◆ WHAT THE TASK REQUIRES ◆
Write out each line of the listing as it stands, without the images.

'''

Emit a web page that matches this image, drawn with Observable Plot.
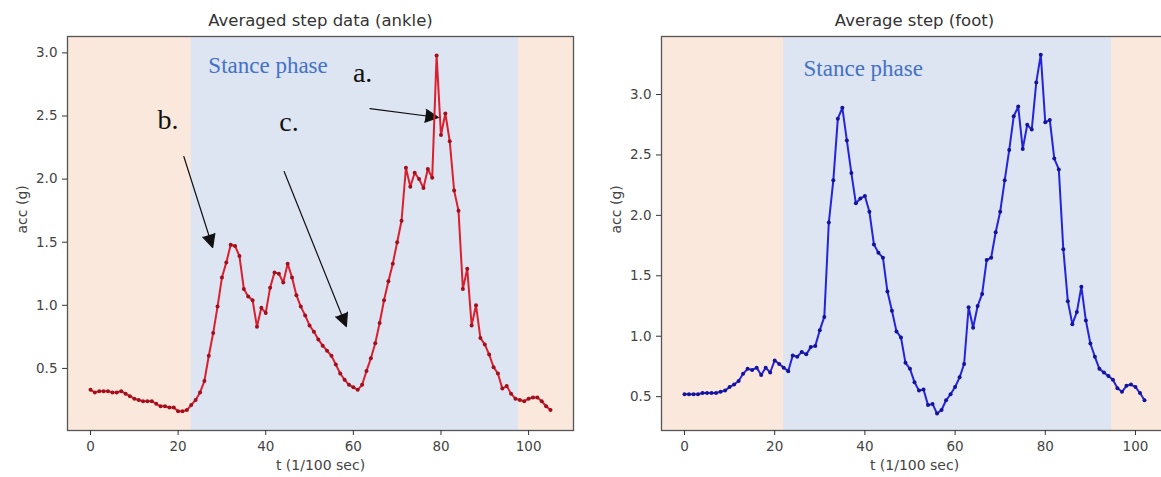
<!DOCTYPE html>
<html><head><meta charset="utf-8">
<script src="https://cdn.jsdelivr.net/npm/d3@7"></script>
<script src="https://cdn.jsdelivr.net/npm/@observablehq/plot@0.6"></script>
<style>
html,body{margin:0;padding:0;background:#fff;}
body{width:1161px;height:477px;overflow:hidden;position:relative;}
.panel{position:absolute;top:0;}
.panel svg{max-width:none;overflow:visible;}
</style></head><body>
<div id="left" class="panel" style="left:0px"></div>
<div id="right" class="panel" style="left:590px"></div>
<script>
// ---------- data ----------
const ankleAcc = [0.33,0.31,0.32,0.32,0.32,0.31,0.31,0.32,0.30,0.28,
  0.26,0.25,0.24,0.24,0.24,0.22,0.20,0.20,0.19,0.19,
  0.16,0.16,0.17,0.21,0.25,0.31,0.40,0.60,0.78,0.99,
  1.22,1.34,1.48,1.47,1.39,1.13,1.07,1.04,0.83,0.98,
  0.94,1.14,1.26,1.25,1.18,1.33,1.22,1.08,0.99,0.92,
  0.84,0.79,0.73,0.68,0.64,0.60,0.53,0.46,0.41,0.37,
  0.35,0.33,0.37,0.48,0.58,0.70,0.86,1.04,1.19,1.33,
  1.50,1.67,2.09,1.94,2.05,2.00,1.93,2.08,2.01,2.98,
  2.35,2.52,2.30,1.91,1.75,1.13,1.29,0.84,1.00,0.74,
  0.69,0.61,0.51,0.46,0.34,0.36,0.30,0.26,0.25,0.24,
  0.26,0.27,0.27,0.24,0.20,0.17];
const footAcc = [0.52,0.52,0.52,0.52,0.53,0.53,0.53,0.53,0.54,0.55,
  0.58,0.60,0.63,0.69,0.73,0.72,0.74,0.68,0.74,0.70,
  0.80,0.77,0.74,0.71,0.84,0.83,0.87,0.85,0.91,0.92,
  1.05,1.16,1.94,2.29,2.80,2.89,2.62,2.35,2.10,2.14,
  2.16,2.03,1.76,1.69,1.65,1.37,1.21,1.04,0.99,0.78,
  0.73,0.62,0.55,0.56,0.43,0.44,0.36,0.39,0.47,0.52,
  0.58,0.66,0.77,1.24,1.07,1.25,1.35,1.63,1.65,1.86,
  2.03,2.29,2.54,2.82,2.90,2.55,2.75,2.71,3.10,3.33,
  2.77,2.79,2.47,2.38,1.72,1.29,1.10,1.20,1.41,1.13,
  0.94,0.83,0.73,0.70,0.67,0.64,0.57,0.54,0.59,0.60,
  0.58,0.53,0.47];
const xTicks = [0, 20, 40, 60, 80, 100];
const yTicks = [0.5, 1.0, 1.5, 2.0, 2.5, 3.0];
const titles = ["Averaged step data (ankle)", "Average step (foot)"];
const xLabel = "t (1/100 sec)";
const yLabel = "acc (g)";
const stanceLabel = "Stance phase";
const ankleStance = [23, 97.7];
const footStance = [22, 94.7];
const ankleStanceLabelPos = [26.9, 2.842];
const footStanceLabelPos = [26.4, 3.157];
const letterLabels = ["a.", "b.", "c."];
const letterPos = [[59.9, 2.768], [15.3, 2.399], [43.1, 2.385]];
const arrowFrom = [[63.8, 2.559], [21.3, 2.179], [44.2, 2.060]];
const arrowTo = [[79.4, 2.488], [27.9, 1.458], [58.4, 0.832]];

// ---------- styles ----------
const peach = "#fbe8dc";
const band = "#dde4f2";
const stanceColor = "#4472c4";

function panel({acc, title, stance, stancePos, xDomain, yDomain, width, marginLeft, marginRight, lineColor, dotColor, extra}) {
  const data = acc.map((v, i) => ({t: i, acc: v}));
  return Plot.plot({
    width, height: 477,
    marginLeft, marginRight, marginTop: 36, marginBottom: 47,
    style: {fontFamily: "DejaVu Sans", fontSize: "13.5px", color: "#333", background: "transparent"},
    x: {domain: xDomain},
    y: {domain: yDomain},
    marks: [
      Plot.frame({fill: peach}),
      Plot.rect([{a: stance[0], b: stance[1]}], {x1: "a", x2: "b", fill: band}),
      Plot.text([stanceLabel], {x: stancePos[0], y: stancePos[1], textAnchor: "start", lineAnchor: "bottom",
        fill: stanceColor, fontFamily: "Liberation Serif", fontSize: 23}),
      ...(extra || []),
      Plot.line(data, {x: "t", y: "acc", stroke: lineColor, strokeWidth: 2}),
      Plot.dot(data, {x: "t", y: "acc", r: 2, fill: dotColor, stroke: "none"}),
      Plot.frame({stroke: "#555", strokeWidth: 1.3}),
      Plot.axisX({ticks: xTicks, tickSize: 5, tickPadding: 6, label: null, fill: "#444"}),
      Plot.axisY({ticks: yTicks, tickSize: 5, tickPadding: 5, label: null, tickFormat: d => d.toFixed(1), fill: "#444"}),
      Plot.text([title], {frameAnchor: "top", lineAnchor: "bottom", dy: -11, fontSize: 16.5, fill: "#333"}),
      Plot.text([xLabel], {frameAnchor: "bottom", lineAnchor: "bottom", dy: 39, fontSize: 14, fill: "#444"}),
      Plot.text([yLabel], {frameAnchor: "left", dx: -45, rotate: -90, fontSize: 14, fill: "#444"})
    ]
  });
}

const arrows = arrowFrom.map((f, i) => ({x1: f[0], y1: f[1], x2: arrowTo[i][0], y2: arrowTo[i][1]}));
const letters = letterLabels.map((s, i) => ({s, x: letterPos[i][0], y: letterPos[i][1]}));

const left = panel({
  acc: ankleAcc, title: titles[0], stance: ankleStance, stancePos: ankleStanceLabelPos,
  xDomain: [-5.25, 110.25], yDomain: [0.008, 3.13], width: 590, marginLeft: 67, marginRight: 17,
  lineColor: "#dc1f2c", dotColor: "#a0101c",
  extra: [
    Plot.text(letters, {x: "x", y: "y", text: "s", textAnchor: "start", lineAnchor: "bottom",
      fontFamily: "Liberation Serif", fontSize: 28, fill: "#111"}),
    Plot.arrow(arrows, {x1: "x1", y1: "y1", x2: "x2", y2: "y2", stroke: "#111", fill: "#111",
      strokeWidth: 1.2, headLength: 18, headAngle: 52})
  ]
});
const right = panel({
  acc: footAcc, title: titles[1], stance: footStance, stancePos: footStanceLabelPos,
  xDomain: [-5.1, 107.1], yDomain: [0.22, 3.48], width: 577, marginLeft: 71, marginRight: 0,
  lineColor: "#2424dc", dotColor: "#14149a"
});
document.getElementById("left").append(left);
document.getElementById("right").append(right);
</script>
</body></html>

'''

◆ OUTPUT OF THE EXERCISE ◆
Emit a web page that matches this image, drawn with Observable Plot.
<!DOCTYPE html>
<html><head><meta charset="utf-8">
<script src="https://cdn.jsdelivr.net/npm/d3@7"></script>
<script src="https://cdn.jsdelivr.net/npm/@observablehq/plot@0.6"></script>
<style>
html,body{margin:0;padding:0;background:#fff;}
body{width:1161px;height:477px;overflow:hidden;position:relative;}
.panel{position:absolute;top:0;}
.panel svg{max-width:none;overflow:visible;}
</style></head><body>
<div id="left" class="panel" style="left:0px"></div>
<div id="right" class="panel" style="left:590px"></div>
<script>
// ---------- data ----------
const ankleAcc = [0.33,0.31,0.32,0.32,0.32,0.31,0.31,0.32,0.30,0.28,
  0.26,0.25,0.24,0.24,0.24,0.22,0.20,0.20,0.19,0.19,
  0.16,0.16,0.17,0.21,0.25,0.31,0.40,0.60,0.78,0.99,
  1.22,1.34,1.48,1.47,1.39,1.13,1.07,1.04,0.83,0.98,
  0.94,1.14,1.26,1.25,1.18,1.33,1.22,1.08,0.99,0.92,
  0.84,0.79,0.73,0.68,0.64,0.60,0.53,0.46,0.41,0.37,
  0.35,0.33,0.37,0.48,0.58,0.70,0.86,1.04,1.19,1.33,
  1.50,1.67,2.09,1.94,2.05,2.00,1.93,2.08,2.01,2.98,
  2.35,2.52,2.30,1.91,1.75,1.13,1.29,0.84,1.00,0.74,
  0.69,0.61,0.51,0.46,0.34,0.36,0.30,0.26,0.25,0.24,
  0.26,0.27,0.27,0.24,0.20,0.17];
const footAcc = [0.52,0.52,0.52,0.52,0.53,0.53,0.53,0.53,0.54,0.55,
  0.58,0.60,0.63,0.69,0.73,0.72,0.74,0.68,0.74,0.70,
  0.80,0.77,0.74,0.71,0.84,0.83,0.87,0.85,0.91,0.92,
  1.05,1.16,1.94,2.29,2.80,2.89,2.62,2.35,2.10,2.14,
  2.16,2.03,1.76,1.69,1.65,1.37,1.21,1.04,0.99,0.78,
  0.73,0.62,0.55,0.56,0.43,0.44,0.36,0.39,0.47,0.52,
  0.58,0.66,0.77,1.24,1.07,1.25,1.35,1.63,1.65,1.86,
  2.03,2.29,2.54,2.82,2.90,2.55,2.75,2.71,3.10,3.33,
  2.77,2.79,2.47,2.38,1.72,1.29,1.10,1.20,1.41,1.13,
  0.94,0.83,0.73,0.70,0.67,0.64,0.57,0.54,0.59,0.60,
  0.58,0.53,0.47];
const xTicks = [0, 20, 40, 60, 80, 100];
const yTicks = [0.5, 1.0, 1.5, 2.0, 2.5, 3.0];
const titles = ["Averaged step data (ankle)", "Average step (foot)"];
const xLabel = "t (1/100 sec)";
const yLabel = "acc (g)";
const stanceLabel = "Stance phase";
const ankleStance = [23, 97.7];
const footStance = [22, 94.7];
const ankleStanceLabelPos = [26.9, 2.842];
const footStanceLabelPos = [26.4, 3.157];
const letterLabels = ["a.", "b.", "c."];
const letterPos = [[59.9, 2.768], [15.3, 2.399], [43.1, 2.385]];
const arrowFrom = [[63.8, 2.559], [21.3, 2.179], [44.2, 2.060]];
const arrowTo = [[79.4, 2.488], [27.9, 1.458], [58.4, 0.832]];

// ---------- styles ----------
const peach = "#fbe8dc";
const band = "#dde4f2";
const stanceColor = "#4472c4";

function panel({acc, title, stance, stancePos, xDomain, yDomain, width, marginLeft, marginRight, lineColor, dotColor, extra}) {
  const data = acc.map((v, i) => ({t: i, acc: v}));
  return Plot.plot({
    width, height: 477,
    marginLeft, marginRight, marginTop: 36, marginBottom: 47,
    style: {fontFamily: "DejaVu Sans", fontSize: "13.5px", color: "#333", background: "transparent"},
    x: {domain: xDomain},
    y: {domain: yDomain},
    marks: [
      Plot.frame({fill: peach}),
      Plot.rect([{a: stance[0], b: stance[1]}], {x1: "a", x2: "b", fill: band}),
      Plot.text([stanceLabel], {x: stancePos[0], y: stancePos[1], textAnchor: "start", lineAnchor: "bottom",
        fill: stanceColor, fontFamily: "Liberation Serif", fontSize: 23}),
      ...(extra || []),
      Plot.line(data, {x: "t", y: "acc", stroke: lineColor, strokeWidth: 2}),
      Plot.dot(data, {x: "t", y: "acc", r: 2, fill: dotColor, stroke: "none"}),
      Plot.frame({stroke: "#555", strokeWidth: 1.3}),
      Plot.axisX({ticks: xTicks, tickSize: 5, tickPadding: 6, label: null, fill: "#444"}),
      Plot.axisY({ticks: yTicks, tickSize: 5, tickPadding: 5, label: null, tickFormat: d => d.toFixed(1), fill: "#444"}),
      Plot.text([title], {frameAnchor: "top", lineAnchor: "bottom", dy: -11, fontSize: 16.5, fill: "#333"}),
      Plot.text([xLabel], {frameAnchor: "bottom", lineAnchor: "bottom", dy: 39, fontSize: 14, fill: "#444"}),
      Plot.text([yLabel], {frameAnchor: "left", dx: -45, rotate: -90, fontSize: 14, fill: "#444"})
    ]
  });
}

const arrows = arrowFrom.map((f, i) => ({x1: f[0], y1: f[1], x2: arrowTo[i][0], y2: arrowTo[i][1]}));
const letters = letterLabels.map((s, i) => ({s, x: letterPos[i][0], y: letterPos[i][1]}));

const left = panel({
  acc: ankleAcc, title: titles[0], stance: ankleStance, stancePos: ankleStanceLabelPos,
  xDomain: [-5.25, 110.25], yDomain: [0.008, 3.13], width: 590, marginLeft: 67, marginRight: 17,
  lineColor: "#dc1f2c", dotColor: "#a0101c",
  extra: [
    Plot.text(letters, {x: "x", y: "y", text: "s", textAnchor: "start", lineAnchor: "bottom",
      fontFamily: "Liberation Serif", fontSize: 28, fill: "#111"}),
    Plot.arrow(arrows, {x1: "x1", y1: "y1", x2: "x2", y2: "y2", stroke: "#111", fill: "#111",
      strokeWidth: 1.2, headLength: 18, headAngle: 52})
  ]
});
const right = panel({
  acc: footAcc, title: titles[1], stance: footStance, stancePos: footStanceLabelPos,
  xDomain: [-5.1, 107.1], yDomain: [0.22, 3.48], width: 577, marginLeft: 71, marginRight: 0,
  lineColor: "#2424dc", dotColor: "#14149a"
});
document.getElementById("left").append(left);
document.getElementById("right").append(right);
</script>
</body></html>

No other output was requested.